## Dataset extract:
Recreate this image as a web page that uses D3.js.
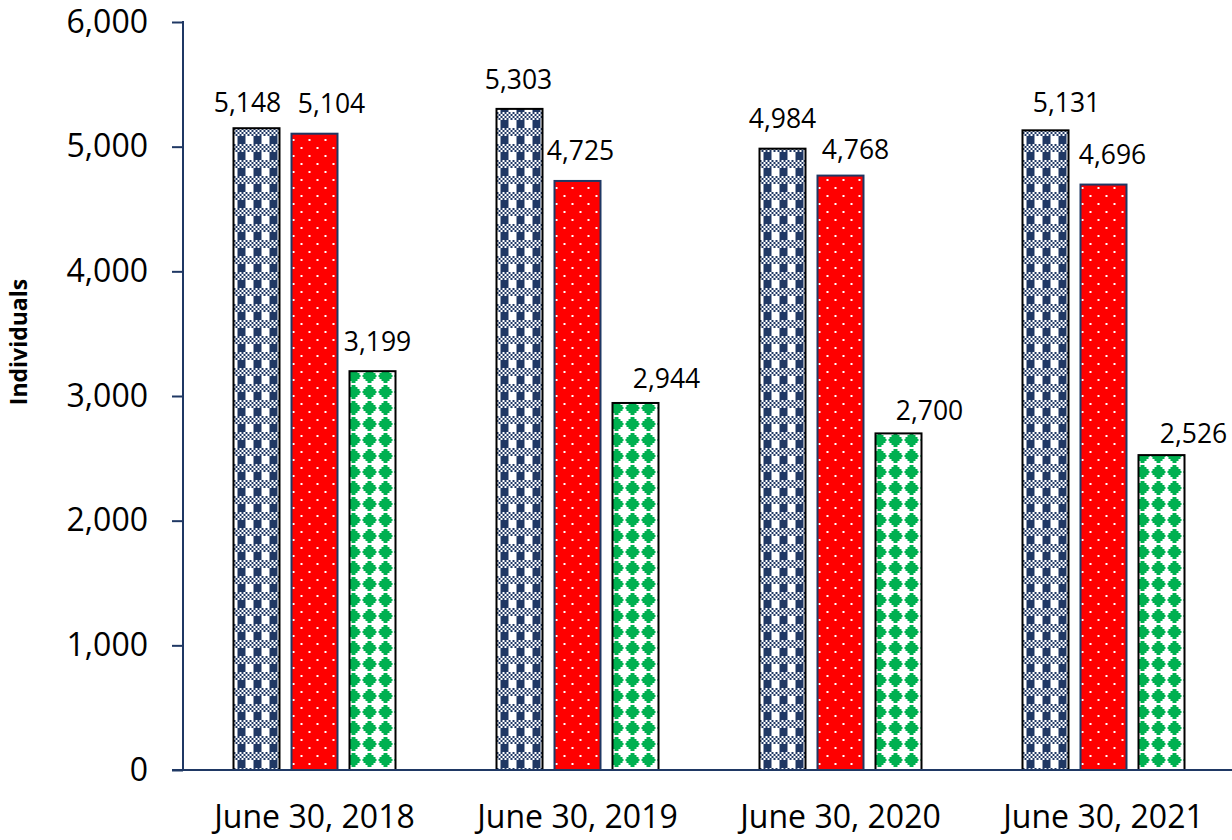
<!DOCTYPE html>
<html>
<head>
<meta charset="utf-8">
<script src="https://cdn.jsdelivr.net/npm/d3@7"></script>
<style>
  body { margin: 0; background: #fff; }
  text { font-family: "Open Sans", sans-serif; fill: #000; }
</style>
</head>
<body>
<svg id="chart" width="1232" height="840"></svg>
<script>
// data
var categories = ["June 30, 2018", "June 30, 2019", "June 30, 2020", "June 30, 2021"];
var seriesNames = ["navy", "red", "green"];
var navyValues  = [5148, 5303, 4984, 5131];
var redValues   = [5104, 4725, 4768, 4696];
var greenValues = [3199, 2944, 2700, 2526];
var yTicks = [0, 1000, 2000, 3000, 4000, 5000, 6000];

// label nudges (the source chart has hand-placed labels)
var labelDx  = [[-9, 17, 5], [-1, 3, 31], [0, 15, 31], [21, 9, 32]];
var labelGap = [[16, 21, 20], [20, 21, 15], [21, 17, 13], [18, 21, 12]];

var svg = d3.select("#chart");
var axisColor = "#1f3864";

// ---- patterns ----
var defs = svg.append("defs");

var pNavy = defs.append("pattern").attr("id", "pNavy")
    .attr("patternUnits", "userSpaceOnUse").attr("width", 16).attr("height", 16);
pNavy.append("rect").attr("width", 16).attr("height", 16).attr("fill", "#fff");
pNavy.append("rect").attr("x", 4).attr("y", 8).attr("width", 8).attr("height", 8).attr("fill", "#203864");
for (var cx = 0; cx < 16; cx += 2) {
  for (var cy = 0; cy < 8; cy += 2) {
    if (((cx + cy) / 2) % 2 == 0)
      pNavy.append("rect").attr("x", cx).attr("y", cy).attr("width", 2).attr("height", 2).attr("fill", "#203864");
  }
}

var pRed = defs.append("pattern").attr("id", "pRed")
    .attr("patternUnits", "userSpaceOnUse").attr("width", 16).attr("height", 16);
pRed.append("rect").attr("width", 16).attr("height", 16).attr("fill", "#ff0000");
pRed.append("rect").attr("x", 3).attr("y", 3).attr("width", 2).attr("height", 2).attr("fill", "#fff");
pRed.append("rect").attr("x", 11).attr("y", 11).attr("width", 2).attr("height", 2).attr("fill", "#fff");

var pGreen = defs.append("pattern").attr("id", "pGreen")
    .attr("patternUnits", "userSpaceOnUse").attr("width", 16).attr("height", 16);
pGreen.append("rect").attr("width", 16).attr("height", 16).attr("fill", "#fff");
// stepped diamond
[[6, 1, 4, 2], [4, 3, 8, 2], [2, 5, 12, 6], [4, 11, 8, 2], [6, 13, 4, 2], [1, 7, 14, 2]].forEach(function(r) {
  pGreen.append("rect").attr("x", r[0]).attr("y", r[1]).attr("width", r[2]).attr("height", r[3]).attr("fill", "#00b050");
});

var fills   = {navy: "url(#pNavy)", red: "url(#pRed)", green: "url(#pGreen)"};
var strokes = {navy: "#000", red: "#1f3864", green: "#000"};

// ---- scales ----
var x0 = d3.scaleBand().domain(categories).range([183, 1235]);
var groupW = 162;
var x1 = d3.scaleBand().domain(seriesNames).range([0, groupW]).paddingInner(12 / 58);
var y = d3.scaleLinear().domain([0, 6000]).range([770, 22]);

var data = categories.map(function(c, i) {
  return {cat: c, i: i, vals: [
    {key: "navy", v: navyValues[i]},
    {key: "red", v: redValues[i]},
    {key: "green", v: greenValues[i]}
  ]};
});

// ---- bars ----
var groups = svg.append("g").selectAll("g")
  .data(data)
  .enter().append("g")
    .attr("transform", function(d) { return "translate(" + (x0(d.cat) + (x0.bandwidth() - groupW) / 2) + ",0)"; });

groups.selectAll("rect")
  .data(function(d) { return d.vals; })
  .enter().append("rect")
    .attr("x", function(d) { return x1(d.key); })
    .attr("y", function(d) { return y(d.v); })
    .attr("width", x1.bandwidth())
    .attr("height", function(d) { return y(0) - y(d.v); })
    .attr("fill", function(d) { return fills[d.key]; })
    .attr("stroke", function(d) { return strokes[d.key]; })
    .attr("stroke-width", 2);

groups.selectAll("text")
  .data(function(d) { return d.vals.map(function(e, s) { return {v: e.v, key: e.key, g: d.i, s: s}; }); })
  .enter().append("text")
    .attr("x", function(d) { return x1(d.key) + x1.bandwidth() / 2 + labelDx[d.g][d.s]; })
    .attr("y", function(d) { return y(d.v) - labelGap[d.g][d.s]; })
    .attr("text-anchor", "middle")
    .style("font-size", "26.5px")
    .text(function(d) { return d3.format(",")(d.v); });

// ---- axes ----
var yAxis = svg.append("g")
    .attr("transform", "translate(183,0)")
    .call(d3.axisLeft(y).tickValues(yTicks).tickFormat(d3.format(",")).tickSize(11).tickPadding(24).tickSizeOuter(0));
yAxis.selectAll("path, line").attr("stroke", axisColor).attr("stroke-width", 2);
yAxis.selectAll("text").style("font-size", "32px").attr("fill", "#000");
yAxis.select(".domain").remove();
svg.append("line")
    .attr("x1", 183).attr("x2", 183).attr("y1", y(6000) - 1).attr("y2", y(0))
    .attr("stroke", axisColor).attr("stroke-width", 2);

var xAxis = svg.append("g")
    .attr("transform", "translate(0,770)")
    .call(d3.axisBottom(x0).tickSize(0).tickPadding(35));
xAxis.select(".domain").remove();
xAxis.selectAll("text").style("font-size", "32px").attr("fill", "#000");
svg.append("line")
    .attr("x1", 172).attr("x2", 1232).attr("y1", y(0)).attr("y2", y(0))
    .attr("stroke", axisColor).attr("stroke-width", 2);

svg.append("text")
    .attr("transform", "translate(27,342) rotate(-90)")
    .attr("text-anchor", "middle")
    .style("font-size", "23px")
    .style("font-weight", "bold")
    .text("Individuals");
</script>
</body>
</html>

## Exercise aim:
Copy the material exactly. Do not include the pictures.

## Written answer:
Recreate this image as a web page that uses D3.js.
<!DOCTYPE html>
<html>
<head>
<meta charset="utf-8">
<script src="https://cdn.jsdelivr.net/npm/d3@7"></script>
<style>
  body { margin: 0; background: #fff; }
  text { font-family: "Open Sans", sans-serif; fill: #000; }
</style>
</head>
<body>
<svg id="chart" width="1232" height="840"></svg>
<script>
// data
var categories = ["June 30, 2018", "June 30, 2019", "June 30, 2020", "June 30, 2021"];
var seriesNames = ["navy", "red", "green"];
var navyValues  = [5148, 5303, 4984, 5131];
var redValues   = [5104, 4725, 4768, 4696];
var greenValues = [3199, 2944, 2700, 2526];
var yTicks = [0, 1000, 2000, 3000, 4000, 5000, 6000];

// label nudges (the source chart has hand-placed labels)
var labelDx  = [[-9, 17, 5], [-1, 3, 31], [0, 15, 31], [21, 9, 32]];
var labelGap = [[16, 21, 20], [20, 21, 15], [21, 17, 13], [18, 21, 12]];

var svg = d3.select("#chart");
var axisColor = "#1f3864";

// ---- patterns ----
var defs = svg.append("defs");

var pNavy = defs.append("pattern").attr("id", "pNavy")
    .attr("patternUnits", "userSpaceOnUse").attr("width", 16).attr("height", 16);
pNavy.append("rect").attr("width", 16).attr("height", 16).attr("fill", "#fff");
pNavy.append("rect").attr("x", 4).attr("y", 8).attr("width", 8).attr("height", 8).attr("fill", "#203864");
for (var cx = 0; cx < 16; cx += 2) {
  for (var cy = 0; cy < 8; cy += 2) {
    if (((cx + cy) / 2) % 2 == 0)
      pNavy.append("rect").attr("x", cx).attr("y", cy).attr("width", 2).attr("height", 2).attr("fill", "#203864");
  }
}

var pRed = defs.append("pattern").attr("id", "pRed")
    .attr("patternUnits", "userSpaceOnUse").attr("width", 16).attr("height", 16);
pRed.append("rect").attr("width", 16).attr("height", 16).attr("fill", "#ff0000");
pRed.append("rect").attr("x", 3).attr("y", 3).attr("width", 2).attr("height", 2).attr("fill", "#fff");
pRed.append("rect").attr("x", 11).attr("y", 11).attr("width", 2).attr("height", 2).attr("fill", "#fff");

var pGreen = defs.append("pattern").attr("id", "pGreen")
    .attr("patternUnits", "userSpaceOnUse").attr("width", 16).attr("height", 16);
pGreen.append("rect").attr("width", 16).attr("height", 16).attr("fill", "#fff");
// stepped diamond
[[6, 1, 4, 2], [4, 3, 8, 2], [2, 5, 12, 6], [4, 11, 8, 2], [6, 13, 4, 2], [1, 7, 14, 2]].forEach(function(r) {
  pGreen.append("rect").attr("x", r[0]).attr("y", r[1]).attr("width", r[2]).attr("height", r[3]).attr("fill", "#00b050");
});

var fills   = {navy: "url(#pNavy)", red: "url(#pRed)", green: "url(#pGreen)"};
var strokes = {navy: "#000", red: "#1f3864", green: "#000"};

// ---- scales ----
var x0 = d3.scaleBand().domain(categories).range([183, 1235]);
var groupW = 162;
var x1 = d3.scaleBand().domain(seriesNames).range([0, groupW]).paddingInner(12 / 58);
var y = d3.scaleLinear().domain([0, 6000]).range([770, 22]);

var data = categories.map(function(c, i) {
  return {cat: c, i: i, vals: [
    {key: "navy", v: navyValues[i]},
    {key: "red", v: redValues[i]},
    {key: "green", v: greenValues[i]}
  ]};
});

// ---- bars ----
var groups = svg.append("g").selectAll("g")
  .data(data)
  .enter().append("g")
    .attr("transform", function(d) { return "translate(" + (x0(d.cat) + (x0.bandwidth() - groupW) / 2) + ",0)"; });

groups.selectAll("rect")
  .data(function(d) { return d.vals; })
  .enter().append("rect")
    .attr("x", function(d) { return x1(d.key); })
    .attr("y", function(d) { return y(d.v); })
    .attr("width", x1.bandwidth())
    .attr("height", function(d) { return y(0) - y(d.v); })
    .attr("fill", function(d) { return fills[d.key]; })
    .attr("stroke", function(d) { return strokes[d.key]; })
    .attr("stroke-width", 2);

groups.selectAll("text")
  .data(function(d) { return d.vals.map(function(e, s) { return {v: e.v, key: e.key, g: d.i, s: s}; }); })
  .enter().append("text")
    .attr("x", function(d) { return x1(d.key) + x1.bandwidth() / 2 + labelDx[d.g][d.s]; })
    .attr("y", function(d) { return y(d.v) - labelGap[d.g][d.s]; })
    .attr("text-anchor", "middle")
    .style("font-size", "26.5px")
    .text(function(d) { return d3.format(",")(d.v); });

// ---- axes ----
var yAxis = svg.append("g")
    .attr("transform", "translate(183,0)")
    .call(d3.axisLeft(y).tickValues(yTicks).tickFormat(d3.format(",")).tickSize(11).tickPadding(24).tickSizeOuter(0));
yAxis.selectAll("path, line").attr("stroke", axisColor).attr("stroke-width", 2);
yAxis.selectAll("text").style("font-size", "32px").attr("fill", "#000");
yAxis.select(".domain").remove();
svg.append("line")
    .attr("x1", 183).attr("x2", 183).attr("y1", y(6000) - 1).attr("y2", y(0))
    .attr("stroke", axisColor).attr("stroke-width", 2);

var xAxis = svg.append("g")
    .attr("transform", "translate(0,770)")
    .call(d3.axisBottom(x0).tickSize(0).tickPadding(35));
xAxis.select(".domain").remove();
xAxis.selectAll("text").style("font-size", "32px").attr("fill", "#000");
svg.append("line")
    .attr("x1", 172).attr("x2", 1232).attr("y1", y(0)).attr("y2", y(0))
    .attr("stroke", axisColor).attr("stroke-width", 2);

svg.append("text")
    .attr("transform", "translate(27,342) rotate(-90)")
    .attr("text-anchor", "middle")
    .style("font-size", "23px")
    .style("font-weight", "bold")
    .text("Individuals");
</script>
</body>
</html>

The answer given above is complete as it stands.